While many leaders talk about the innovator's dilemma of not somehow shoehorning our organizations into the mold of Uber and Airbnb for our industry, the real risks are actually more complex and urgent than that. We're not just about to be pushed off the economic road by startups, but by global competitors moving much faster using new digital models, rapidly changing market expectations that pull the wind right out of our legacy businesses without determined digital reinvention, and perhaps worst of all, the now real existential technology threat to our organizations themselves.
We should be clear-eyed as to inaction: The ultimate outcome is market failure, then being merged or acquired for remaining assets, in a new digital world of zero marginal value for traditional business services.
As Brian Wilson recently pointed out, even formerly untouchable industries like banking have become targets for digital disruption. This is happening now to healthcare and insurance, as well as almost every other regulated industry.
At this point, as I look at what corporate leaders, especially boards of directors, can specifically do to rapidly stand-up organized and capable responses to digital change this year, I still see IT as having a central role in the change, but only if it can dramatically alter priorities and focus (while yes, also carrying out their original mandate as well as ever.)
Our attempts at digital transition
The responses that our enterprises have mounted in recent years have had limited effect, often because, as I explored on ZDNet, they're not nearly up to the scale of the challenge.

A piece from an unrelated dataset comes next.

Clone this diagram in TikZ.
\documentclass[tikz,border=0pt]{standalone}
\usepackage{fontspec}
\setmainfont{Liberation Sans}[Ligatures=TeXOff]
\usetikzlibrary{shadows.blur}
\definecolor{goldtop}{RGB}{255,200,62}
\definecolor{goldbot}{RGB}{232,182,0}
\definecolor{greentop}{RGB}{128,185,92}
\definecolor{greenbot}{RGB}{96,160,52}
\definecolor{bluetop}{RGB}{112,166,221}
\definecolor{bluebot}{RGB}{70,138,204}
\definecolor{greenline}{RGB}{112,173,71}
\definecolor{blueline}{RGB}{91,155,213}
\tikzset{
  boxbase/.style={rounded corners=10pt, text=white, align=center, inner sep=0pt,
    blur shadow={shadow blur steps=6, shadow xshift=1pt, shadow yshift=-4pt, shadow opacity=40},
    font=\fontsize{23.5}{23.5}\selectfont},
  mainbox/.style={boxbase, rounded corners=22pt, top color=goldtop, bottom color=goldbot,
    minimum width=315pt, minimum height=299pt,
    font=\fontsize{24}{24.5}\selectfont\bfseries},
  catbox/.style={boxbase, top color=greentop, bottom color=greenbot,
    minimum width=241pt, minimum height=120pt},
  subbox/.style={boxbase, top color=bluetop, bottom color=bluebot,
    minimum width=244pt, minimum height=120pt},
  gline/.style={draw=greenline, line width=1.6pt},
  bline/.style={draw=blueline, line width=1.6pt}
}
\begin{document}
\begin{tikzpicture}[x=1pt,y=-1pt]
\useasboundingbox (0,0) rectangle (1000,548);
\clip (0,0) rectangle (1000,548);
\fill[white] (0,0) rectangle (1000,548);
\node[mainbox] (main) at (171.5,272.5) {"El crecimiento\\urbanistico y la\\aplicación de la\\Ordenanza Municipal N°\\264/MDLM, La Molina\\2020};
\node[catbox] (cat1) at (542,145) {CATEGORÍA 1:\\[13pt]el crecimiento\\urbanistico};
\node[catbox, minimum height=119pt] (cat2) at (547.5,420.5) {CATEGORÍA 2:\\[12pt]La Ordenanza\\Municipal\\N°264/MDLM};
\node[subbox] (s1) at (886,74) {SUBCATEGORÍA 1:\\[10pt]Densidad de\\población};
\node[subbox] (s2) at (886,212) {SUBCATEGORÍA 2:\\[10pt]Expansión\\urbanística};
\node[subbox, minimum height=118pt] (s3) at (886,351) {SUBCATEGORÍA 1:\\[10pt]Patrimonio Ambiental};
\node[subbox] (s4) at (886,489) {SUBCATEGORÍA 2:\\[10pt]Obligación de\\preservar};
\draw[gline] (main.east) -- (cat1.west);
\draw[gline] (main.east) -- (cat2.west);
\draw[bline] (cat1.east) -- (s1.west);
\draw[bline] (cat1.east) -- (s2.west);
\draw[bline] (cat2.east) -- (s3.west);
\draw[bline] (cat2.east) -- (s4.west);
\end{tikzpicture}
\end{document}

These responses generally have been:
a) Install a Chief Digital Officer to make a P&L of existing and new digital assets.
b) Create a digital business Center of Excellence or strategic initiative.

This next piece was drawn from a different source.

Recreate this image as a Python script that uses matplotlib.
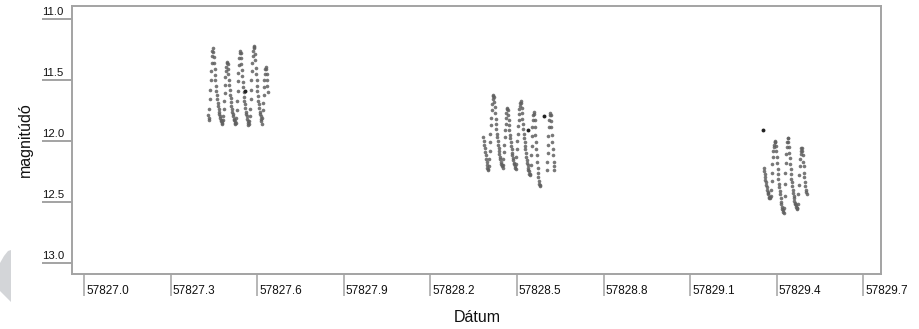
import numpy as np
import matplotlib
matplotlib.use("Agg")
import matplotlib.pyplot as plt
from matplotlib.patches import Polygon

# éjszakák (Julian-dátum egész része) és a napon belüli időpontok
c1_day = 57827
c1_frac = [
    .4300, .4315, .4330, .4345, .4360, .4375, .4390, .4405, .4420, .4435, .4450, .4465,
    .4480, .4495, .4510, .4525, .4540, .4555, .4570, .4585, .4600, .4615, .4630, .4645,
    .4660, .4675, .4690, .4705, .4720, .4735, .4750, .4765, .4780, .4795,
    .4810, .4825, .4840, .4855, .4870, .4885, .4900, .4915, .4930, .4945, .4960,
    .4975, .4990, .5005, .5020, .5035, .5050, .5065, .5080, .5095, .5110, .5125, .5140,
    .5155, .5170, .5185, .5200, .5215, .5230, .5245,
    .5260, .5275, .5290, .5305, .5320, .5335, .5350, .5365, .5380, .5395, .5410,
    .5425, .5440, .5455, .5470, .5485, .5500, .5515, .5530, .5545, .5560, .5575, .5590,
    .5605, .5620, .5635, .5650, .5665, .5680, .5695, .5710,
    .5725, .5740, .5755, .5770, .5785, .5800, .5815, .5830, .5845, .5860, .5875, .5890,
    .5905, .5920, .5935, .5950, .5965, .5980, .5995, .6010, .6025, .6040, .6055, .6070,
    .6085, .6100, .6115, .6130, .6145,
    .6160, .6175, .6190, .6205, .6220, .6235, .6250, .6265, .6280, .6295,
    .6310, .6325, .6340, .6355, .6370,
]
c1_mag = [
    11.79, 11.83, 11.81, 11.74, 11.66, 11.58, 11.50, 11.43, 11.36, 11.30, 11.26, 11.24,
    11.27, 11.31, 11.36, 11.41, 11.46, 11.50, 11.55, 11.59, 11.62, 11.66, 11.69, 11.71,
    11.74, 11.76, 11.78, 11.80, 11.81, 11.83, 11.84, 11.85, 11.84, 11.86,
    11.83, 11.80, 11.74, 11.67, 11.61, 11.54, 11.48, 11.43, 11.39, 11.36, 11.35,
    11.37, 11.41, 11.45, 11.50, 11.54, 11.58, 11.62, 11.65, 11.68, 11.71, 11.74, 11.76,
    11.78, 11.80, 11.82, 11.83, 11.84, 11.85, 11.86,
    11.85, 11.81, 11.75, 11.67, 11.59, 11.51, 11.44, 11.38, 11.32, 11.28, 11.26,
    11.28, 11.32, 11.37, 11.42, 11.47, 11.52, 11.56, 11.60, 11.64, 11.67, 11.70, 11.73,
    11.76, 11.78, 11.80, 11.82, 11.84, 11.85, 11.87, 11.86,
    11.84, 11.80, 11.74, 11.66, 11.58, 11.50, 11.43, 11.36, 11.30, 11.26, 11.23, 11.22,
    11.24, 11.29, 11.34, 11.40, 11.45, 11.50, 11.55, 11.59, 11.63, 11.67, 11.70, 11.73,
    11.76, 11.78, 11.80, 11.82, 11.84,
    11.86, 11.81, 11.75, 11.69, 11.62, 11.56, 11.50, 11.45, 11.41, 11.39,
    11.41, 11.45, 11.50, 11.55, 11.60,
]

c2_day = 57828
c2_frac = [
    .3840, .3855, .3870, .3885, .3900, .3915, .3930, .3945, .3960, .3975, .3990, .4005,
    .4020, .4035, .4050, .4065, .4080, .4095, .4110, .4125, .4140, .4155, .4170, .4185,
    .4200, .4215, .4230, .4245, .4260, .4275, .4290, .4305, .4320, .4335, .4350, .4365,
    .4380, .4395, .4410, .4425, .4440, .4455, .4470, .4485, .4500,
    .4515, .4530, .4545, .4560, .4575, .4590, .4605, .4620, .4635, .4650, .4665,
    .4680, .4695, .4710, .4725, .4740, .4755, .4770, .4785, .4800, .4815, .4830, .4845,
    .4860, .4875, .4890, .4905, .4920, .4935,
    .4950, .4965, .4980, .4995, .5010, .5025, .5040, .5055, .5070, .5085, .5100, .5115, .5130,
    .5145, .5160, .5175, .5190, .5205, .5220, .5235, .5250, .5265, .5280, .5295, .5310,
    .5325, .5340, .5355, .5370, .5385, .5400, .5415, .5430, .5445,
    .5460, .5475, .5490, .5505, .5520, .5535, .5550, .5565, .5580,
    .5595, .5610, .5625, .5640, .5655, .5670, .5685, .5700, .5715, .5730, .5745, .5760,
    .5775, .5790, .5805,
    .6030, .6045, .6060, .6075, .6090, .6105, .6120, .6135, .6150,
    .6165, .6180, .6195, .6210, .6225, .6240, .6255, .6270, .6285, .6300,
]
c2_mag = [
    11.97, 12.00, 12.03, 12.06, 12.09, 12.12, 12.15, 12.17, 12.20, 12.22, 12.24, 12.23,
    12.21, 12.15, 12.08, 12.01, 11.94, 11.87, 11.81, 11.75, 11.70, 11.66, 11.63, 11.62,
    11.64, 11.68, 11.72, 11.77, 11.82, 11.86, 11.90, 11.94, 11.97, 12.00, 12.03, 12.06,
    12.08, 12.11, 12.13, 12.15, 12.17, 12.19, 12.20, 12.21, 12.22,
    12.20, 12.15, 12.09, 12.03, 11.97, 11.91, 11.86, 11.81, 11.77, 11.74, 11.73,
    11.75, 11.79, 11.83, 11.87, 11.91, 11.95, 11.98, 12.01, 12.04, 12.07, 12.10, 12.12,
    12.14, 12.16, 12.18, 12.19, 12.21, 12.22,
    12.23, 12.19, 12.13, 12.07, 12.00, 11.94, 11.88, 11.83, 11.78, 11.74, 11.71, 11.69, 11.67,
    11.69, 11.73, 11.77, 11.82, 11.86, 11.90, 11.94, 11.98, 12.01, 12.04, 12.07, 12.10,
    12.13, 12.16, 12.18, 12.20, 12.22, 12.24, 12.25, 12.27, 12.28,
    12.27, 12.20, 12.12, 12.04, 11.96, 11.89, 11.83, 11.79, 11.76,
    11.78, 11.83, 11.89, 11.95, 12.01, 12.07, 12.12, 12.17, 12.22, 12.26, 12.30, 12.33,
    12.35, 12.37, 12.36,
    12.24, 12.17, 12.10, 12.03, 11.96, 11.89, 11.83, 11.79, 11.77,
    11.79, 11.84, 11.89, 11.95, 12.01, 12.07, 12.12, 12.17, 12.21, 12.24,
]

c3_day = 57829
c3_frac = [
    .3550, .3565, .3580, .3595, .3610, .3625, .3640, .3655, .3670, .3685, .3700, .3715,
    .3730, .3745, .3760, .3775,
    .3790, .3805, .3820, .3835, .3850, .3865, .3880, .3895, .3910, .3925, .3940,
    .3955, .3970, .3985, .4000, .4015, .4030, .4045, .4060, .4075, .4090, .4105, .4120,
    .4135, .4150, .4165, .4180, .4195, .4210, .4225, .4240,
    .4255, .4270, .4285, .4300, .4315, .4330, .4345, .4360, .4375,
    .4390, .4405, .4420, .4435, .4450, .4465, .4480, .4495, .4510, .4525, .4540, .4555,
    .4570, .4585, .4600, .4615, .4630, .4645, .4660, .4675, .4690, .4705, .4720,
    .4735, .4750, .4765, .4780, .4795, .4810, .4825, .4840, .4855, .4870,
    .4885, .4900, .4915, .4930, .4945, .4960, .4975, .4990, .5005, .5020, .5035,
]
c3_mag = [
    12.22, 12.25, 12.27, 12.30, 12.32, 12.34, 12.36, 12.38, 12.40, 12.42, 12.43, 12.44,
    12.46, 12.47, 12.46, 12.47,
    12.45, 12.40, 12.33, 12.26, 12.19, 12.13, 12.08, 12.05, 12.03, 12.01, 12.00,
    12.01, 12.04, 12.08, 12.13, 12.18, 12.23, 12.27, 12.31, 12.35, 12.38, 12.41, 12.44,
    12.47, 12.50, 12.52, 12.54, 12.56, 12.57, 12.58, 12.59,
    12.55, 12.45, 12.35, 12.26, 12.18, 12.11, 12.05, 12.01, 11.98,
    11.98, 12.01, 12.05, 12.10, 12.14, 12.19, 12.23, 12.27, 12.31, 12.34, 12.37, 12.40,
    12.43, 12.45, 12.47, 12.49, 12.51, 12.52, 12.53, 12.54, 12.55, 12.55, 12.56,
    12.52, 12.44, 12.36, 12.28, 12.21, 12.15, 12.11, 12.08, 12.06, 12.06,
    12.08, 12.12, 12.17, 12.21, 12.26, 12.30, 12.34, 12.37, 12.40, 12.42, 12.44,
]

# kiugró (sötétebb) pontok
odd_t = [57827.558, 57828.540, 57828.592, 57829.353]
odd_mag = [11.59, 11.91, 11.80, 11.91]

x_ticks = [57827.0, 57827.3, 57827.6, 57827.9, 57828.2,
           57828.5, 57828.8, 57829.1, 57829.4, 57829.7]
y_ticks = [11.0, 11.5, 12.0, 12.5, 13.0]

W, H = 919, 329
fig = plt.figure(figsize=(W / 100, H / 100), dpi=100)
ax = fig.add_axes([72 / W, 1 - 274 / H, (881 - 72) / W, (274 - 6) / H])

gray = "#a3a3a3"
for t_day, frac, mag in [(c1_day, c1_frac, c1_mag),
                         (c2_day, c2_frac, c2_mag),
                         (c3_day, c3_frac, c3_mag)]:
    ax.plot(t_day + np.array(frac), mag, "o", ms=2.6, mew=0,
            color="#606060", alpha=0.85)
ax.plot(odd_t, odd_mag, "o", ms=2.8, mew=0, color="#222222")

ax.set_xlim(57826.9584, 57829.7613)
ax.set_ylim(13.0926, 10.8934)

for s in ax.spines.values():
    s.set_color(gray)
    s.set_linewidth(1.4)

ax.set_xticks(x_ticks)
ax.set_yticks(y_ticks)
ax.tick_params(axis="x", length=16, width=1.1, color=gray, labelbottom=False)
ax.tick_params(axis="y", length=21.6, width=1.4, color=gray, labelleft=False)

for v in x_ticks:
    ax.annotate(f"{v:.1f}", xy=(v, 0), xycoords=("data", "axes fraction"),
                xytext=(2, -17.5), textcoords="offset pixels",
                ha="left", va="center", fontsize=8.5,
                family="Liberation Sans", color="#111111")
for v in y_ticks:
    ax.annotate(f"{v:.1f}", xy=(0, v), xycoords=("axes fraction", "data"),
                xytext=(-30, 2), textcoords="offset pixels",
                ha="left", va="bottom", fontsize=8.2,
                family="Liberation Sans", color="#111111")

fig.text(25 / W, 1 - 140 / H, "magnitúdó", rotation=90, ha="center",
         va="center", fontsize=11.5, family="Liberation Sans", color="#111111")
fig.text(477 / W, 1 - 318 / H, "Dátum", ha="center", va="center",
         fontsize=11.5, family="Liberation Sans", color="#111111")

# szürke folt a bal alsó sarokban
pts = [(0, 263), (4, 256), (8, 251), (11, 250), (11, 302), (6, 297), (0, 291)]
fig.patches.append(Polygon([(x / W, 1 - y / H) for x, y in pts], closed=True,
                           transform=fig.transFigure, facecolor="#d3d5d8",
                           edgecolor="none"))

fig.savefig("out.png", dpi=100)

c) Broadly seek out and work with industry partners who have more digital DNA to jointly develop products, often now through hackathons and contests.
d) Use M&A to buy the digital innovations needed to grow into new markets.
Unfortunately, each and every one of these responses has drawbacks, often substantial. For the most part, particularly for large established organizations, these approaches fail the big test: Will they propel the existing lines of business into the future, or does they just create a apartheid-style model of corporate structure where the legacy business is largely cut off from growth, and only the new digital departments thrive?
There is also the very real and difficult challenge of asking these questions, because that's the very definition of what happens during creative destruction: Legacy products and services dwindle in customer popularity and that part of the business shrinks, while new people with the right skills and acumen join the rapidly growing side of the business.
But meaningful digital transformation is a potentially much less destructive process, more akin to morphing the existing business in place from a legacy caterpillar to beautiful new digital butterfly. There are a lot of good reasons to go down this path, in that it's almost certainly better for everyone if it can be achieved. There will be less unexpected dislocation, a smoother transition for customers, employees, and shareholders, and much better use of existing strengths and resources, to name some of the key benefits.
The issues that CIOs must overcome
But the reason IT leaders in particular struggle boils down to some very hard to resolve obstacles. The long-standing and well known issues holding IT back from digital leadership and results are:
- IT being perceived as a cost center, and its budget is allocated as such. So the requisite boosts in tech spending for transformation increasingly aren't happening in IT, but elsewhere.
- IT departments in charge of business continuity and keeping things running as job #1, far more than they are allowed to innovate.
- Too few skills in creating businesses and being entrepreneurs, and too many staff hired because they can manage risk well in a mature operation.
- Poor alignment or credibility with the business, especially within mid-level IT management, and a tactical, "Dr. No" mindset.
Top sponsor + new change models = success
But ironically IT is well positioned for digital change in many respects: It has most of the technology, the lion's share of the technical know-how, almost all of the data, and is lacking only in corporate mandate, innovation skills/mindset, and resources suitable to break new ground.
The CIO can bring many strengths to the table for digital transformation, but needs a partner to overcome many of these weaknesses and deliver. That partner is one that the CIO must either find on the board or in the strongest owners within the lines of business, or both. This partner can provide business acumen, imperative, and resources. Combined together with the latest change processes, I believe they can create a new digital capability that can take an organization directly into the future.